'Ex'-lesbian and an 'ex'-gay man – both pastors – launch 'Changed is Possible'
ELIZABETH Woning and Ken Williams have a simple message to LGBT communities: God can radically transform their sexual orientation.
The two pastors at Bethel Church, an independent charismatic megachurch in Redding, California, are trying to breathe new life into the discredited notion that gays can become “straight” with a new website – Changed is Possible – that features stories of people who consider themselves #oncegay.
The pair — both are married to other people of the opposite sex — reject the term “conversion therapy” and say they have no particular programme or curriculum. They do not offer therapy, they say, but “testimony”.
Neither are they licensed counselors — but they said they will meet with individuals wanting to become heterosexual to offer discipleship and prayer.

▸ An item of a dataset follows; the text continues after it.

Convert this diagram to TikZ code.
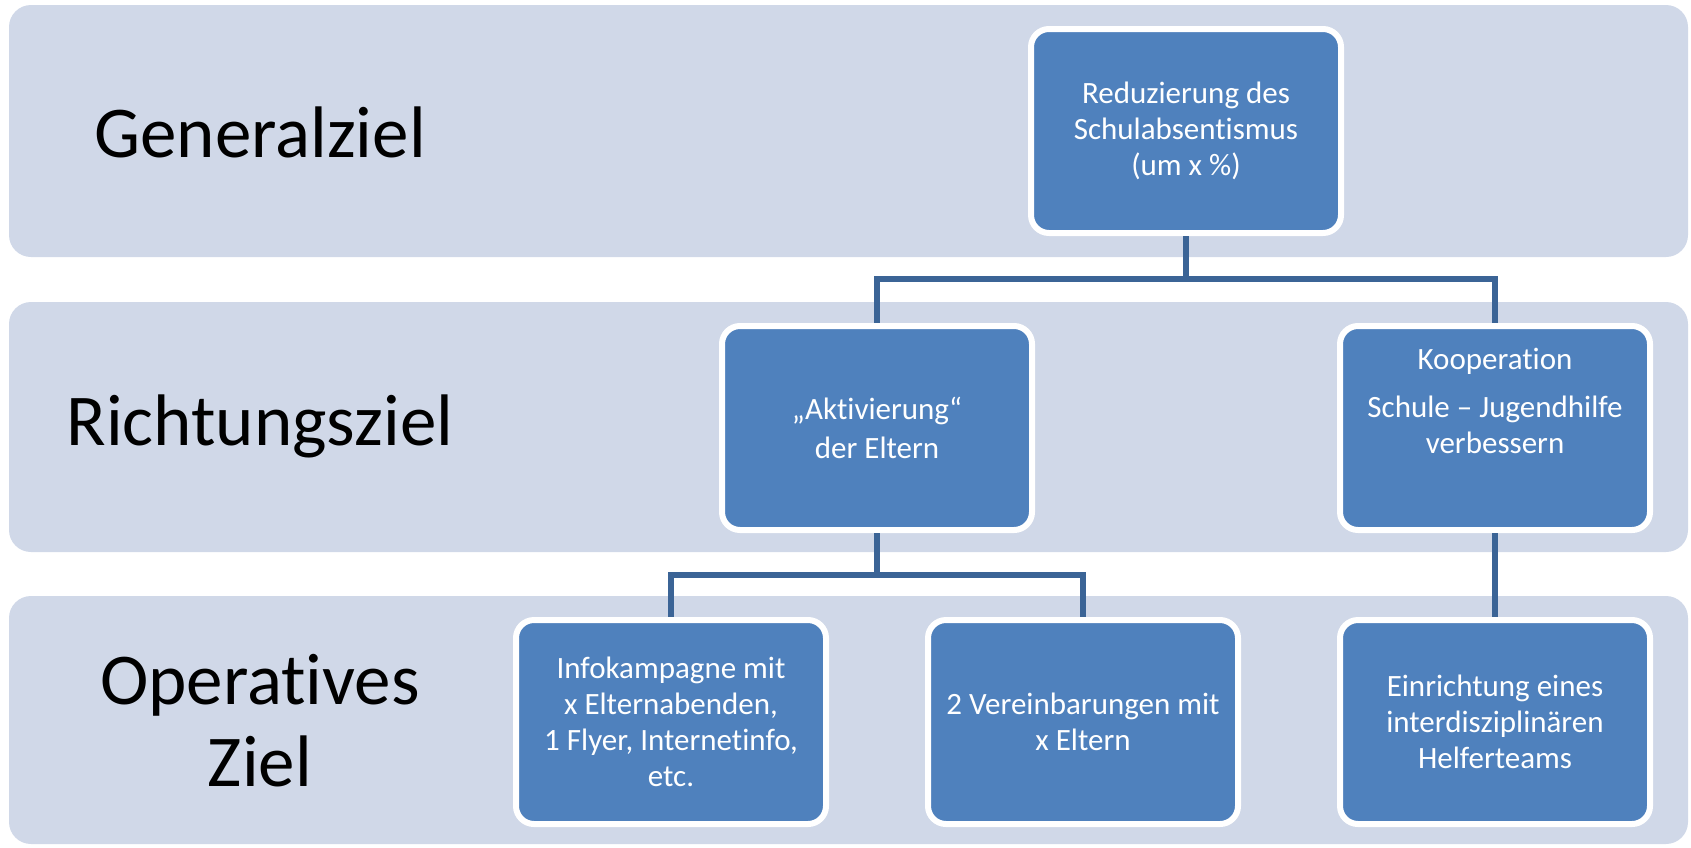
\documentclass[tikz,border=0pt]{standalone}
\usepackage{fontspec}
\setmainfont[Ligatures=NoCommon]{Carlito}
\definecolor{bandcol}{HTML}{D0D8E8}
\definecolor{boxcol}{HTML}{4F81BD}
\definecolor{linecol}{HTML}{3B6496}

\tikzstyle{band}=[fill=bandcol, rounded corners=22pt]
\tikzstyle{goal}=[draw=white, line width=6pt, fill=boxcol, rounded corners=18pt, minimum width=310pt, minimum height=204pt, align=center, text=white, font=\fontsize{31}{36}\selectfont]
\tikzstyle{level}=[align=center, font=\fontsize{73}{82}\selectfont]
\tikzstyle{conn}=[linecol, line width=6pt]

\begin{document}
\begin{tikzpicture}[x=1pt, y=-1pt]
  \useasboundingbox (0,0) rectangle (1691,847);
  \fill [band] (9,5) rectangle (1688,257);
  \fill [band] (9,302) rectangle (1688,552);
  \fill [band] (9,596) rectangle (1688,844);

  \node [level] (gen) at (260,132) {Generalziel};
  \node [level] (rich) at (260,426) {Richtungsziel};
  \node [level] (oper) at (260,721) {Operatives\\Ziel};

  \node [goal] (red) at (1186,131) {Reduzierung des\\Schulabsentismus\\(um x \%)};
  \node [goal] (akt) at (877,428) {„Aktivierung“\\[3pt]der Eltern};
  \node [goal] (koop) at (1495,428) {Kooperation\\[12pt]Schule – Jugendhilfe\\verbessern\\[18pt]\mbox{}};
  \node [goal] (info) at (671,722) {Infokampagne mit\\x Elternabenden,\\1 Flyer, Internetinfo,\\etc.};
  \node [goal] (ver) at (1083,722) {2 Vereinbarungen mit\\x Eltern};
  \node [goal] (helf) at (1495,722) {Einrichtung eines\\interdisziplinären\\Helferteams};

  \draw [conn] (red.south) -- ++(0,43) -| (akt.north);
  \draw [conn] (red.south) -- ++(0,43) -| (koop.north);
  \draw [conn] (akt.south) -- ++(0,42) -| (info.north);
  \draw [conn] (akt.south) -- ++(0,42) -| (ver.north);
  \draw [conn] (koop.south) -- (helf.north);
\end{tikzpicture}
\end{document}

The effort comes at a time when 18 states have banned conversion therapy for minors — California was the first and remains the leader in the effort to expand the ban — and amid revelations that yet another prominent Christian ex-gay leader – McKrae Game – recently came out as gay after 27 years of denying his homosexuality.
Game, 51, above, founded and led Hope for Wholeness, a Spartanburg, South Carolina-based ex-gay ministry, until he was fired in 2017.

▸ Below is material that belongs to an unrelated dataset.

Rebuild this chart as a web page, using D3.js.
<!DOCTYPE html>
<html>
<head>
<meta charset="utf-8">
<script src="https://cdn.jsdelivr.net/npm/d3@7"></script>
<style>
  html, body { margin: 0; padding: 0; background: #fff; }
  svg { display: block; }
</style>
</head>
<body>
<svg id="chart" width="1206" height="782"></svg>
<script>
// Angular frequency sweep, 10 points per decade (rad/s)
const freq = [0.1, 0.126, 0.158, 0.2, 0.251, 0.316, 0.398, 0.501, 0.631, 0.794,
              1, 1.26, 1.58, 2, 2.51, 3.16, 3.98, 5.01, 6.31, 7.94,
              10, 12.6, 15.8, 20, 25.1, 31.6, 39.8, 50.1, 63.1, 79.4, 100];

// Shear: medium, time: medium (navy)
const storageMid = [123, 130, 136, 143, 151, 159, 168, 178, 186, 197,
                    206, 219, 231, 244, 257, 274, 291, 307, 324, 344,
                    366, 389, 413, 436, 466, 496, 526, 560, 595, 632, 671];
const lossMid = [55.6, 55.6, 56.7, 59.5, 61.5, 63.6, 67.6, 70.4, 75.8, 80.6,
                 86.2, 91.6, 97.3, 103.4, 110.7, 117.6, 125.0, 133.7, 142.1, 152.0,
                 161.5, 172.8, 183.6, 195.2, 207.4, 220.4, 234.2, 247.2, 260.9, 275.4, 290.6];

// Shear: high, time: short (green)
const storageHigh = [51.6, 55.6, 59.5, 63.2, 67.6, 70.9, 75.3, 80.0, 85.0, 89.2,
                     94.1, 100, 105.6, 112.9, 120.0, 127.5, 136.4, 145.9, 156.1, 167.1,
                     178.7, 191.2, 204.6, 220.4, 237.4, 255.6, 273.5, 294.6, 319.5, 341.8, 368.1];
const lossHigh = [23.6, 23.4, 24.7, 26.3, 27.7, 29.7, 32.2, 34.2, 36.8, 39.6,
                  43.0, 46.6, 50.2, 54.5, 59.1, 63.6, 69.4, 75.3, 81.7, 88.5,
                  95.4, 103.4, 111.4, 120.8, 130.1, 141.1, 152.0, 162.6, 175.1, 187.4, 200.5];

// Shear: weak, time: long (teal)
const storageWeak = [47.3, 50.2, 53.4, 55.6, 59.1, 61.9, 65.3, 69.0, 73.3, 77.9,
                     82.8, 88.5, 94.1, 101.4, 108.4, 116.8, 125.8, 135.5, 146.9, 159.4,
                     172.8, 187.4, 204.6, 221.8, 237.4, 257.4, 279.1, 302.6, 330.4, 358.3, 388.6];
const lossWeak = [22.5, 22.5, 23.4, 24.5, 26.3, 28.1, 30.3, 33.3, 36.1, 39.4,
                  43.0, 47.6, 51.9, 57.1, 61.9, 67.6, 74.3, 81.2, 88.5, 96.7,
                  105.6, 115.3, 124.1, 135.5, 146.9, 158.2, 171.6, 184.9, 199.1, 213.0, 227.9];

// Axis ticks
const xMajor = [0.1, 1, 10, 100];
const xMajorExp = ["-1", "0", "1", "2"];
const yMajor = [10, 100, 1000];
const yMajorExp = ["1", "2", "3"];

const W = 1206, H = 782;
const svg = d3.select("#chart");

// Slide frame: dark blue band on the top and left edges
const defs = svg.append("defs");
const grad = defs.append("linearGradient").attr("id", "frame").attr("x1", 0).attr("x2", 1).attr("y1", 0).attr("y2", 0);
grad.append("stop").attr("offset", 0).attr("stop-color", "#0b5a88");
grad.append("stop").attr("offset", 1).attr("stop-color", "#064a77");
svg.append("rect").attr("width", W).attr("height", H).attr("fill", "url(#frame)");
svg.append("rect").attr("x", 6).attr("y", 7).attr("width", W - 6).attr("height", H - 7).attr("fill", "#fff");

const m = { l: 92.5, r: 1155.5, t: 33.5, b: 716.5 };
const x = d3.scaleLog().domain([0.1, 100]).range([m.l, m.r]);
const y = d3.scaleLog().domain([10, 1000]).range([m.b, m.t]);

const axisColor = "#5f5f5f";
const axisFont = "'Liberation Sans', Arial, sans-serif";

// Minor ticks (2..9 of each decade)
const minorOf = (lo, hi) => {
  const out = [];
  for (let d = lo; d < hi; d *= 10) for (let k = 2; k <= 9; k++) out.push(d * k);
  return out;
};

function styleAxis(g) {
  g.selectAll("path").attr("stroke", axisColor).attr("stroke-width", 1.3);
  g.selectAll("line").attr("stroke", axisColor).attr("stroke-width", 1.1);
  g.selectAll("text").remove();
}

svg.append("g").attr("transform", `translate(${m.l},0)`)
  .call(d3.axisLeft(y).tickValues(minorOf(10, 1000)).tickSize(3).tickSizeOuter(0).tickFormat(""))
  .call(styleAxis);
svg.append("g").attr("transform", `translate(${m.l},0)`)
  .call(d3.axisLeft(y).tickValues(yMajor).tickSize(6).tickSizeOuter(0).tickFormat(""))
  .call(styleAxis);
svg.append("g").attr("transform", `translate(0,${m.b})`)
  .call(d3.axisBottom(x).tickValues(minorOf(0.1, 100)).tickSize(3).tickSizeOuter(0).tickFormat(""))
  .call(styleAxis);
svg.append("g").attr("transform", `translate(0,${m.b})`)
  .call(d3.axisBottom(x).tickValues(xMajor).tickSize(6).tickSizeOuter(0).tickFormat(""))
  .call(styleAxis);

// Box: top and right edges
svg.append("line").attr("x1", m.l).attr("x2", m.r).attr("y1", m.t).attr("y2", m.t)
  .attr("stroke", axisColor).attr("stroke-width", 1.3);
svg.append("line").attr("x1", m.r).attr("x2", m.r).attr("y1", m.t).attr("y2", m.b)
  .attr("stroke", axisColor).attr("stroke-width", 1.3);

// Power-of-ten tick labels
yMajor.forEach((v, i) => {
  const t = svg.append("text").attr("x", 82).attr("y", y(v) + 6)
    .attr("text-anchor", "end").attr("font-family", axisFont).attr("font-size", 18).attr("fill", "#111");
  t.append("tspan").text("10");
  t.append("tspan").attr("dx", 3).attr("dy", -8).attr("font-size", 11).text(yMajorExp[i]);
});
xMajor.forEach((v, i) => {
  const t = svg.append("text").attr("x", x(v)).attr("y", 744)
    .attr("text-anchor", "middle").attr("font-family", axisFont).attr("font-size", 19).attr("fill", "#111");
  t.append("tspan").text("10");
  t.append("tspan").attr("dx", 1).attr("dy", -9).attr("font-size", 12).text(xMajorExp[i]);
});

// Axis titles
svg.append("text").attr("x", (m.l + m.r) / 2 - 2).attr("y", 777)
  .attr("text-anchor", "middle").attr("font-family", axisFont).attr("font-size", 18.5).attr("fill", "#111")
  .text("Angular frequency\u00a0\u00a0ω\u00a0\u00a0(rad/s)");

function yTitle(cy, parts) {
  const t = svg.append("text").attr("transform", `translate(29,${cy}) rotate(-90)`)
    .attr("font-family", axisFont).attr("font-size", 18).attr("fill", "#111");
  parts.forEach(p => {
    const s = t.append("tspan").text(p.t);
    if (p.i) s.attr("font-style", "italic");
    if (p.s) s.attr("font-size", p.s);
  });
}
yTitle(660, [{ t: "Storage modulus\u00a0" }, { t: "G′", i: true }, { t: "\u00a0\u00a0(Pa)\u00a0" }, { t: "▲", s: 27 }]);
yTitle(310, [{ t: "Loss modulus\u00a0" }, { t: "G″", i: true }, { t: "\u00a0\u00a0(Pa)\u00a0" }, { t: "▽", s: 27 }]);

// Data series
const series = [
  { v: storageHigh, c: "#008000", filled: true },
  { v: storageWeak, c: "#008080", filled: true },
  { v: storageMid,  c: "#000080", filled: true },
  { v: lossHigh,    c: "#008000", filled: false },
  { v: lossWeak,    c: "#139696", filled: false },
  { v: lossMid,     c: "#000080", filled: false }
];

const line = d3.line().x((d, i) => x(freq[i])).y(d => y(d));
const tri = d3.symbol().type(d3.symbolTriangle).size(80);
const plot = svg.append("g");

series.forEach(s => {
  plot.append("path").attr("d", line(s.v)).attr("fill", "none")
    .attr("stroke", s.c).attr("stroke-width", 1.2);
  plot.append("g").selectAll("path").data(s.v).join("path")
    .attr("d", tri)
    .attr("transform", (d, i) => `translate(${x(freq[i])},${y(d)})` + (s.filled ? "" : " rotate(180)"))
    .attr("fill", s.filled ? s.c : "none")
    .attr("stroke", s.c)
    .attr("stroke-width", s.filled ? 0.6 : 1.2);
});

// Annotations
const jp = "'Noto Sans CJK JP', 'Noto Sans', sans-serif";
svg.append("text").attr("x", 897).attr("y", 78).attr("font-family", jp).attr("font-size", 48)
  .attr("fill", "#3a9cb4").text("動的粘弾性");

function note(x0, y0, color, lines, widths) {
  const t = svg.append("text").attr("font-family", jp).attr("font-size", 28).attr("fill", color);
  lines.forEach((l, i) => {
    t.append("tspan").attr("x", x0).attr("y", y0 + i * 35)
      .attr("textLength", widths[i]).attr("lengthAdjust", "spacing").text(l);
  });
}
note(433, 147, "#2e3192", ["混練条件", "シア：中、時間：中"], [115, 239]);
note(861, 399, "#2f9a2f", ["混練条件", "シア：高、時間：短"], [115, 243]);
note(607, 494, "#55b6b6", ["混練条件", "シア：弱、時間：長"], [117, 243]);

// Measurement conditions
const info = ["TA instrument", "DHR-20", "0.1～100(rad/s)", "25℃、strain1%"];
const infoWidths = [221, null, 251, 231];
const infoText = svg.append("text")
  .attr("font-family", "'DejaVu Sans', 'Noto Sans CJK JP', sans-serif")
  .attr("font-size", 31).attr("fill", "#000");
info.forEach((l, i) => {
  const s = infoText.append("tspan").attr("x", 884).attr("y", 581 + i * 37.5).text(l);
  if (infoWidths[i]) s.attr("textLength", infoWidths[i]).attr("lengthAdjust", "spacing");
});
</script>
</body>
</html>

Game, who has apologised profusely for the harm he’s done, is just the latest in a long string of ex-gay leaders who now say the whole enterprise is fraudulent.
Though he started out a zealot to the cause, Game said he slowly came to realise he could not change his sexual attraction to men. The most he could do was change his behaviour. He did that, ultimately marrying a woman. He is still married.
But he also realised that repressing his attraction to men has negative consequences, which he saw in many of the men he counseled. He said:
Fighting your sexual orientation develops mental illness and other addictions and mental behaviors like depression, alcoholism, drug addiction, agoraphobic behaviors and eating disorders.
Many “gay cure” charlatans rely on the work of the late psychologist Joseph Nicolosi, who practiced what he called “reparative therapy”,” which he proposed was caused by childhood alienation from either the father or mother, a process that interrupted a child’s normal masculine or feminine identity formation.
That theory has been debunked by every major medical and mental health association, including the American Psychological Association, the American Medical Association, the American Counseling Association, and a host of others. All have issued statements opposing the practice.
In the absence of trained clinical therapists, some churches have begun referring people with same-sex attractions to Celebrate Recovery, a popular 12-step program that churches have offered to help people suffering from addiction.
Leaders of the Changed platform acknowledge that some ex-gays still struggle with same-sex attraction.
Williams, the co-founder of the Changed network, seemed to acknowledge that his attraction to men is not entirely gone. He said he experiences “almost” no same-sex attraction.
He and Woning said they also support Christians who decide they prefer celibacy, believing the Bible allows and even encourages those who want to avoid sexual sin through abstinence.
That the Changed platform emerged in California is perhaps not surprising given that the State Assembly, which is predominantly Democratic, has offered up a raft of bills to strengthen the ban on the practice.
Woning said she and Williams traveled to Sacramento to protest some of those bills. Last year they testified in an Assembly committee hearing and staged a two-hour rally to demonstrate against a bill that would have classified conversion therapy as a fraudulent business practice. That bill was withdrawn.
At the most fundamental level, Woning said, she sees efforts to ban the practice as a matter of religious freedom.
We should all have a right to shape our own personal sexuality as we feel led by our convictions.
Bethel Church promotes idiotic ideas such as prophesy, healing, demon exorcism and other Pentecostal bullshit. It is perhaps best known for its Bethel School of Supernatural Ministry, an unaccredited programme that draws 2,000 students from 64 countries.
All that we can do is connect people to the loving, hopeful God we encountered and that we continue to know personally; We want to help reconnect them back to the God that helped us.